THE TASK:
In the records below, begin at the line that has "Write a Python" and stop after the line that has "W, H = 1365, 861"; quote those lines verbatim and nothing more.

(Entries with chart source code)

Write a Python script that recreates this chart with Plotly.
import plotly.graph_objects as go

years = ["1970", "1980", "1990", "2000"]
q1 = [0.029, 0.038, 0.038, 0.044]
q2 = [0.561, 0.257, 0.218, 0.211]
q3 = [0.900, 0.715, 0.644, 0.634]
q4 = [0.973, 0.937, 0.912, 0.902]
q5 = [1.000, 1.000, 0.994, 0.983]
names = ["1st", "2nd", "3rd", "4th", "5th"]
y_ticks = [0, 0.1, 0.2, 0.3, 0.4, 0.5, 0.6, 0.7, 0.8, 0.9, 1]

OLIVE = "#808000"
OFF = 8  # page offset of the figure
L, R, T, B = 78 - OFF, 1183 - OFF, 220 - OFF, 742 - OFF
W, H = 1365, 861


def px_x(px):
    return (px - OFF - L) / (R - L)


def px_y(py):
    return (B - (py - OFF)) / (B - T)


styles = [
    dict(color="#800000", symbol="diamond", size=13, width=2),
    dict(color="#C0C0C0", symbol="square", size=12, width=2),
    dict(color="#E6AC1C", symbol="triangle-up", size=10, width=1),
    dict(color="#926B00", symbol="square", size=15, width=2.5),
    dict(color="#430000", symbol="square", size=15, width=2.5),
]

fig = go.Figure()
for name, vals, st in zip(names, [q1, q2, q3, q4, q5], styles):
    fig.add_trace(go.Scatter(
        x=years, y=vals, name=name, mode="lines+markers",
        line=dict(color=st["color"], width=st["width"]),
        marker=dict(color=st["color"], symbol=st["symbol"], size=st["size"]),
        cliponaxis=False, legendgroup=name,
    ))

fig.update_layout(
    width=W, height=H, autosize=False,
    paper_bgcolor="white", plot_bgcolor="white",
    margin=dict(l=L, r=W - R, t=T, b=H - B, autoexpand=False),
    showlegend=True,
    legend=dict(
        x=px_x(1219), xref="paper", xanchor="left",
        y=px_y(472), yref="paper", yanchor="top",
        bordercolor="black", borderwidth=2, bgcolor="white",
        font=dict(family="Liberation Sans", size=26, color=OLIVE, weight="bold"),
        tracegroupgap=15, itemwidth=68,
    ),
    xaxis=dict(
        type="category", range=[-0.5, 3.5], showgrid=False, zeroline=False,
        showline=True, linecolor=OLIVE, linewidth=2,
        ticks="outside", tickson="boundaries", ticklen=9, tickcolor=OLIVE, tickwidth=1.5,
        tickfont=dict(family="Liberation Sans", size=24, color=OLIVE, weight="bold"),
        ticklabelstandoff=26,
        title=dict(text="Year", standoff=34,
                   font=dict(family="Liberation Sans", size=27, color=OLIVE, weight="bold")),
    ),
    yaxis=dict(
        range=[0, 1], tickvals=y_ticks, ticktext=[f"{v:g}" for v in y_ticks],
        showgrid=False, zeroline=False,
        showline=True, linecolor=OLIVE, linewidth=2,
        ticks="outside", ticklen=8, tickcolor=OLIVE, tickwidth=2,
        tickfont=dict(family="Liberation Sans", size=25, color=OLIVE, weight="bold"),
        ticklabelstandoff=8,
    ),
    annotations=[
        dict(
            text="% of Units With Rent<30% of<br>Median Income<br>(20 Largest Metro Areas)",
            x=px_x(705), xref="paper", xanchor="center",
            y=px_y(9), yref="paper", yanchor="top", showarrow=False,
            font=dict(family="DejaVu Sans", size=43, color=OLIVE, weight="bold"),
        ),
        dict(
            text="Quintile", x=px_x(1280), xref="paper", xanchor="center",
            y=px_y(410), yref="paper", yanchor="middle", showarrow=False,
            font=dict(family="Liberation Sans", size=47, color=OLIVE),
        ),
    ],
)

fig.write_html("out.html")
==
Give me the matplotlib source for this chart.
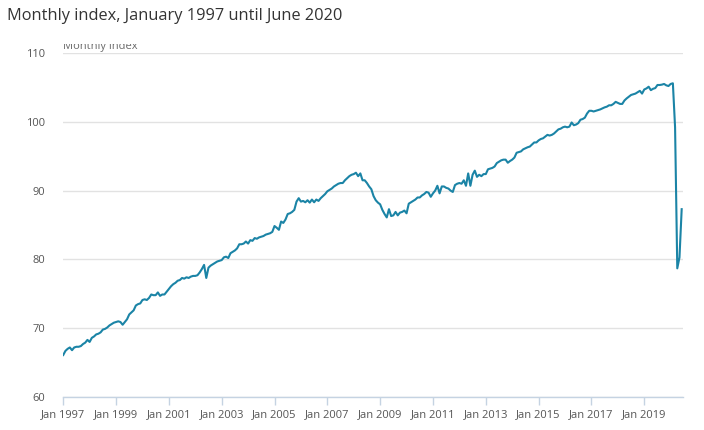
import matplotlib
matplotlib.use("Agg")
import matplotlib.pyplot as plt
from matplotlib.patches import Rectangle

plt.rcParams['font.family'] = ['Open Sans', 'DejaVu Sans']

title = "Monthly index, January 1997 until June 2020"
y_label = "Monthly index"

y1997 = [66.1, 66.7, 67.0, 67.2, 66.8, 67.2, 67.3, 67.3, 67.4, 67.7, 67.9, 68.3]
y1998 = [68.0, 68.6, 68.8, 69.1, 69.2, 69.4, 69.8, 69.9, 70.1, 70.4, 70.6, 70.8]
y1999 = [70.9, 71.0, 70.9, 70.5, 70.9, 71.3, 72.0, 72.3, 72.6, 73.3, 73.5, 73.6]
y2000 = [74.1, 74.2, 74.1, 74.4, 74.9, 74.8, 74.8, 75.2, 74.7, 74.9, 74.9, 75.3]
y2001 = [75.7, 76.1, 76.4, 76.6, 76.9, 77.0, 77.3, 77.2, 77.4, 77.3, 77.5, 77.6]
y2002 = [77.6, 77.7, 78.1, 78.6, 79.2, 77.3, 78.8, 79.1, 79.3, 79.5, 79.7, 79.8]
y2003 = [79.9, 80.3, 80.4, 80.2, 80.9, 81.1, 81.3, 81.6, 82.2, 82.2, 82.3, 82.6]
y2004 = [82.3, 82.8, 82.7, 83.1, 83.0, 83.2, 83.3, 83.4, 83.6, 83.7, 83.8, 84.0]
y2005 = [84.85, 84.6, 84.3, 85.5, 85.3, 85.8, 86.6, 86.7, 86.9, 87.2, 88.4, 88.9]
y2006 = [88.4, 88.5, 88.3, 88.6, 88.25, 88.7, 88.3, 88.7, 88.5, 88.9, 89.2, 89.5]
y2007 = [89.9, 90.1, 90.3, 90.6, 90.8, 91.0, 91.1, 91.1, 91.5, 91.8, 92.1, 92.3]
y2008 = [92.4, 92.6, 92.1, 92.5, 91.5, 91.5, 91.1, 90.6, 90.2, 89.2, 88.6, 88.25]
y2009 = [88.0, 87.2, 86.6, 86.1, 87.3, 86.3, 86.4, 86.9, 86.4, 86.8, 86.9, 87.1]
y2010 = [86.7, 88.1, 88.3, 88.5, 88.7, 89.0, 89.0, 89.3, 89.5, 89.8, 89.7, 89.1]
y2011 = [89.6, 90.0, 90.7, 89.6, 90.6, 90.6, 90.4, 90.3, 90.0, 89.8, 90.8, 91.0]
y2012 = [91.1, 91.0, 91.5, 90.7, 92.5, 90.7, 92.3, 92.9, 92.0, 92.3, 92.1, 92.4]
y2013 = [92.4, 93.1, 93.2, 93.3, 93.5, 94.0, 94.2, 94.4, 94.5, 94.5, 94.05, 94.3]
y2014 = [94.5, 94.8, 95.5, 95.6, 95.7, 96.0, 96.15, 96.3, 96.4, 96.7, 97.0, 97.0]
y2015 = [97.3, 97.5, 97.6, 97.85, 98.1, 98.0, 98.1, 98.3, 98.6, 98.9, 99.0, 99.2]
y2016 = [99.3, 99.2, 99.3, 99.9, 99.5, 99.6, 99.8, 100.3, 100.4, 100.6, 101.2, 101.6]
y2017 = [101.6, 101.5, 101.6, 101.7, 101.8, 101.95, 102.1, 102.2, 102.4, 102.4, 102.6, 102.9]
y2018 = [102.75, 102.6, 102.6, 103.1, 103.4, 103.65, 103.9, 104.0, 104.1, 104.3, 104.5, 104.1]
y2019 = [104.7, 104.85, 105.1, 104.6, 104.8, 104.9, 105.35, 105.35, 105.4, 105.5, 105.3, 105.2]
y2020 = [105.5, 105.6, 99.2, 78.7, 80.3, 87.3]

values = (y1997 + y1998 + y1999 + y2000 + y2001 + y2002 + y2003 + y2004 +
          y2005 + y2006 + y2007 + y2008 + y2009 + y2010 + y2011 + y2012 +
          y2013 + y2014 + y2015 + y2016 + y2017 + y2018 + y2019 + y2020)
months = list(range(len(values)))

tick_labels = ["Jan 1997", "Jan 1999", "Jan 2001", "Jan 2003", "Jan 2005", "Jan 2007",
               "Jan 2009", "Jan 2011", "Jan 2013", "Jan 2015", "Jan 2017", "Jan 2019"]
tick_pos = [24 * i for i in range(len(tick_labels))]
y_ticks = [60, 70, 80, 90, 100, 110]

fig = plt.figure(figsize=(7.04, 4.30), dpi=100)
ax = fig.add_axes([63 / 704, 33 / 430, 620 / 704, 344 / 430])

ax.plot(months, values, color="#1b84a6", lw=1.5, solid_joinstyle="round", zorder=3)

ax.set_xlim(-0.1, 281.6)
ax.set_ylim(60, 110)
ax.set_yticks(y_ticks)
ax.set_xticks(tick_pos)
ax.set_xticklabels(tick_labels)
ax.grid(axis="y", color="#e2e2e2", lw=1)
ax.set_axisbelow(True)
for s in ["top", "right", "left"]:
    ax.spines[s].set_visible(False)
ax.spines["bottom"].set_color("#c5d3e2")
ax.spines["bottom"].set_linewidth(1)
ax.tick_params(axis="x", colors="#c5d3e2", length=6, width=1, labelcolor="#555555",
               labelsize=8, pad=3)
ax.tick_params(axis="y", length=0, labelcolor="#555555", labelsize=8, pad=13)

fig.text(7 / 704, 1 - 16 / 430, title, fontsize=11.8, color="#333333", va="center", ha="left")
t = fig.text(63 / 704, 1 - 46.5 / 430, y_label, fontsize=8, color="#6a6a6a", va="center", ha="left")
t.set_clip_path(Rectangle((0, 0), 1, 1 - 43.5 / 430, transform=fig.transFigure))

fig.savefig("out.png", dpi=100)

TASK RESPONSE:
Write a Python script that recreates this chart with Plotly.
import plotly.graph_objects as go

years = ["1970", "1980", "1990", "2000"]
q1 = [0.029, 0.038, 0.038, 0.044]
q2 = [0.561, 0.257, 0.218, 0.211]
q3 = [0.900, 0.715, 0.644, 0.634]
q4 = [0.973, 0.937, 0.912, 0.902]
q5 = [1.000, 1.000, 0.994, 0.983]
names = ["1st", "2nd", "3rd", "4th", "5th"]
y_ticks = [0, 0.1, 0.2, 0.3, 0.4, 0.5, 0.6, 0.7, 0.8, 0.9, 1]

OLIVE = "#808000"
OFF = 8  # page offset of the figure
L, R, T, B = 78 - OFF, 1183 - OFF, 220 - OFF, 742 - OFF
W, H = 1365, 861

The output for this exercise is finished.